Short problem: Leaving out all pictures, please print only the lines from the one containing "Recreate this image" through the one containing "import seaborn as sns".

Material supplied:
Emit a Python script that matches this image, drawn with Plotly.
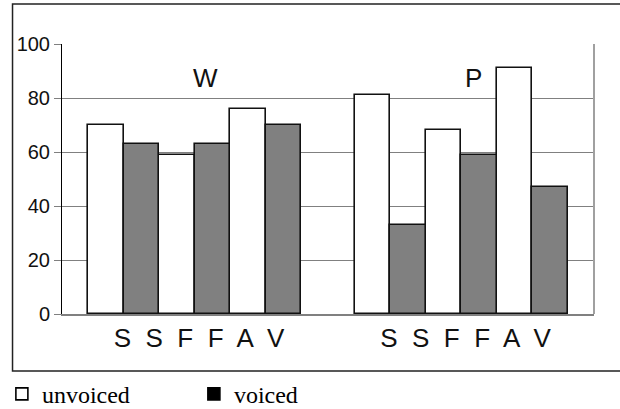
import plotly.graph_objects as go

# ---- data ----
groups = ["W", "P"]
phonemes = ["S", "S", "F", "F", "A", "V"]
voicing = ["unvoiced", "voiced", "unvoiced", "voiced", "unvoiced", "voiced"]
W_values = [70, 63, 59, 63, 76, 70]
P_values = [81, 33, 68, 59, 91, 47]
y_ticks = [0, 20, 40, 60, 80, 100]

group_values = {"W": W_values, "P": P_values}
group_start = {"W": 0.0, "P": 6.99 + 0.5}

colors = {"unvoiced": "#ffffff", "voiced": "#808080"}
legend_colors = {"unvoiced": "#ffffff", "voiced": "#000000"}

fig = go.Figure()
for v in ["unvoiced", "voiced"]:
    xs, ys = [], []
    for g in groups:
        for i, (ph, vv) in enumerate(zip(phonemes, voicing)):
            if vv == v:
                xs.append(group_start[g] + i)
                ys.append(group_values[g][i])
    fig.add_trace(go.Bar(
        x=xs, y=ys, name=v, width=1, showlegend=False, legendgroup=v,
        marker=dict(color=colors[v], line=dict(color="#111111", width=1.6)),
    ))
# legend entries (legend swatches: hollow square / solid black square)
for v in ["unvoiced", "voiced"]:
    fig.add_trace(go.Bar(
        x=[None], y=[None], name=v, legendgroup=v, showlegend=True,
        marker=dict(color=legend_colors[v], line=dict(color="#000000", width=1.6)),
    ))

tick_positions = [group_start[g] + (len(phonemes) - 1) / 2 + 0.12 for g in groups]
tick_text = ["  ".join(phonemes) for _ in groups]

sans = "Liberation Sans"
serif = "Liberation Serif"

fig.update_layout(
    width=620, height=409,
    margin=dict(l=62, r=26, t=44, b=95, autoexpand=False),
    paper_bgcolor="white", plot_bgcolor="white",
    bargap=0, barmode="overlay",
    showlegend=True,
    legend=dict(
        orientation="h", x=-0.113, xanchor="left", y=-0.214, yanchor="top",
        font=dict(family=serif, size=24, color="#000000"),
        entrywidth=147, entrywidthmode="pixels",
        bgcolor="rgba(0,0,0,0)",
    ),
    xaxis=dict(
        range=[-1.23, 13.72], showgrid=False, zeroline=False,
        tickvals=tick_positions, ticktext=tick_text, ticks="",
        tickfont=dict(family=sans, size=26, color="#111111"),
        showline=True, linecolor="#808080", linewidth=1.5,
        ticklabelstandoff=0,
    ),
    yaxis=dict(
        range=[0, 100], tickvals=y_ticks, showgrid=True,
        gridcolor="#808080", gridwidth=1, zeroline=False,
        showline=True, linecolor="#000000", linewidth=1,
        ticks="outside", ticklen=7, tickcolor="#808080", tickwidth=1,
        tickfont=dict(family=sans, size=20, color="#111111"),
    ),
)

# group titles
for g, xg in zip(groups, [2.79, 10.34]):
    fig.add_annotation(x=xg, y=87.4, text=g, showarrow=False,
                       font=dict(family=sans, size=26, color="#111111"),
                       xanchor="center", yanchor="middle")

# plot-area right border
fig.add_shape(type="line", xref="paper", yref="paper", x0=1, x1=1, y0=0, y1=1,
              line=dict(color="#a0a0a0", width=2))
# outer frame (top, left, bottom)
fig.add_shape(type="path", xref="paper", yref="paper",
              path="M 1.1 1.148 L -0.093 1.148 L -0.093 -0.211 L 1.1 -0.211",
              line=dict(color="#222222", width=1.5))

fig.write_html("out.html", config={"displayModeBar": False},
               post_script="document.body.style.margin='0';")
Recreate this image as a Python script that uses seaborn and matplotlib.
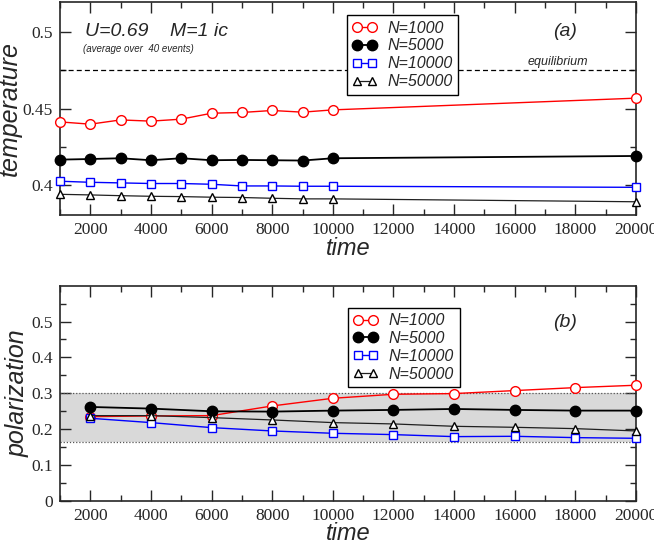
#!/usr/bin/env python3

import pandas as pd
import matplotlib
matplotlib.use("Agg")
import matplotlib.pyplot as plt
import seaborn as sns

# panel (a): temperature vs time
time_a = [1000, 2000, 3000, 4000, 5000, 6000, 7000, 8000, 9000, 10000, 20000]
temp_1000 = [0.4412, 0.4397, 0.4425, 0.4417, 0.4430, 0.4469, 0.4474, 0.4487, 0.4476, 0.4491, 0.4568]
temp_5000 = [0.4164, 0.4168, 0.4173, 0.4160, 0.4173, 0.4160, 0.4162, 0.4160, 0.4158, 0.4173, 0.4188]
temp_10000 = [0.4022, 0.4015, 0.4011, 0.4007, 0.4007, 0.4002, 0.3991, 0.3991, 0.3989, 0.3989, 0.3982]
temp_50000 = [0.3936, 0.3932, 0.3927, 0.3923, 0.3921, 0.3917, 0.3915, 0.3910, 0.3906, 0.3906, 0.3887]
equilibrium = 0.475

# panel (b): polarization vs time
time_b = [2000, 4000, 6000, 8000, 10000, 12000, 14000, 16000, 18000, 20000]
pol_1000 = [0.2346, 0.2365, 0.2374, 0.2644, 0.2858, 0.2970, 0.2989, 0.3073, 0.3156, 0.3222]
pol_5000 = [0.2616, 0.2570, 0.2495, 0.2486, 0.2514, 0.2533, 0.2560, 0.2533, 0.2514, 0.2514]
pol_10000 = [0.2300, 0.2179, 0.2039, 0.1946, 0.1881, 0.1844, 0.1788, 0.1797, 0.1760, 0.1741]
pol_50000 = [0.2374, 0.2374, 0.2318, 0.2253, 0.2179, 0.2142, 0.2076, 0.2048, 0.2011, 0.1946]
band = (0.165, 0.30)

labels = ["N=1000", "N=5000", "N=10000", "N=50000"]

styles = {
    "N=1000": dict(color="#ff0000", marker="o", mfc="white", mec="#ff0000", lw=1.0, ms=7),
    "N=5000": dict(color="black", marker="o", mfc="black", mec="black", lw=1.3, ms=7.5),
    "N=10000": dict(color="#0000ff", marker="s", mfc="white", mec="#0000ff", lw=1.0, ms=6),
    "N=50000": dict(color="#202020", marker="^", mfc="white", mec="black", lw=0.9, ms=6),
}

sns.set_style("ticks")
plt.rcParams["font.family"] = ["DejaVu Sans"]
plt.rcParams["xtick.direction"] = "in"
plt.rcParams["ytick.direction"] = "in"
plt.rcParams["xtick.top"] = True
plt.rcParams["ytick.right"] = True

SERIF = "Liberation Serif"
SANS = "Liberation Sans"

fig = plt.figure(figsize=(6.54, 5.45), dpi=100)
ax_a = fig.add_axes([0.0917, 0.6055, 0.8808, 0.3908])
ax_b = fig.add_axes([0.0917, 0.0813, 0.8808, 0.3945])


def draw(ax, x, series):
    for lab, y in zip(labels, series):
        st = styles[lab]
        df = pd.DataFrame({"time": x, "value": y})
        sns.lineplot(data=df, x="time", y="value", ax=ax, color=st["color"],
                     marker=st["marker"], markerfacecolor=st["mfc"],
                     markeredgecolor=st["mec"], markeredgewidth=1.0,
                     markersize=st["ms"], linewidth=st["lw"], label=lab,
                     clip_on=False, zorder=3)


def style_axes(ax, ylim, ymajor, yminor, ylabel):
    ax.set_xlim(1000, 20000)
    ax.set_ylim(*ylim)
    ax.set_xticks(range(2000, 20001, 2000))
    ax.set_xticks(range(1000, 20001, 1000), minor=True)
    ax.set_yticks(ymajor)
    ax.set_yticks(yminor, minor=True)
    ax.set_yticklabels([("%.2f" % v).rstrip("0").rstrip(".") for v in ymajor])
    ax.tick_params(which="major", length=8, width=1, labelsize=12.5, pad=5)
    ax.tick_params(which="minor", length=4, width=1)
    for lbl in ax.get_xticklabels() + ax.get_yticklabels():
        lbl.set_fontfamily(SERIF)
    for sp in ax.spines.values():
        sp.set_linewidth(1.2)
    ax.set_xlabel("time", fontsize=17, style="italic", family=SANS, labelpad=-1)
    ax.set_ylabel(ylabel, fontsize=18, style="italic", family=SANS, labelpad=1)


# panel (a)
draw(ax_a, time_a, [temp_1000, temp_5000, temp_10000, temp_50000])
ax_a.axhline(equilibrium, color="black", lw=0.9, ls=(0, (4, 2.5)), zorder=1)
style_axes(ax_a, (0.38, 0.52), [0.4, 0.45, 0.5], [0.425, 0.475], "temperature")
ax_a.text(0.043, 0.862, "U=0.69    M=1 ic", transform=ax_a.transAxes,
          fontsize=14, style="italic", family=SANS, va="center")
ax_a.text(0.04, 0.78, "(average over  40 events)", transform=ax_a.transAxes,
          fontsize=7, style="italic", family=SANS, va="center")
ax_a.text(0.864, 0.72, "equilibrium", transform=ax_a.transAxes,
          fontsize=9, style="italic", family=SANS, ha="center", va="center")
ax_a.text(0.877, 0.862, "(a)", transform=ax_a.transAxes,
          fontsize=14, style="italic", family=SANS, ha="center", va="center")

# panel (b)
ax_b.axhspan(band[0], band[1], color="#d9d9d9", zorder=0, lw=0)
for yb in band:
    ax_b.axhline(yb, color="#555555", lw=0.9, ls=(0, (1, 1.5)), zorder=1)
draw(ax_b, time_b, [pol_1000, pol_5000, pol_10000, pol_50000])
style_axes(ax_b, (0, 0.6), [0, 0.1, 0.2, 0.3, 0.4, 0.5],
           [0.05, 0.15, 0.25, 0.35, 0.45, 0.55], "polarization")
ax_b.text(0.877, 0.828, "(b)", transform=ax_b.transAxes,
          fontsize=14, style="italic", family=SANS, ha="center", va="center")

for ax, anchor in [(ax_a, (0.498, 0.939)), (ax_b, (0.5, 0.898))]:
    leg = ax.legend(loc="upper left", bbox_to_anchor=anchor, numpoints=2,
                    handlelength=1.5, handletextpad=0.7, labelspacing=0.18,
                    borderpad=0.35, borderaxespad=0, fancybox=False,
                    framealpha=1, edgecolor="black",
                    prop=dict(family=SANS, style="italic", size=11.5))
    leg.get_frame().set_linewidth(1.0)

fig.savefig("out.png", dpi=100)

Final result:
Recreate this image as a Python script that uses seaborn and matplotlib.
#!/usr/bin/env python3

import pandas as pd
import matplotlib
matplotlib.use("Agg")
import matplotlib.pyplot as plt
import seaborn as sns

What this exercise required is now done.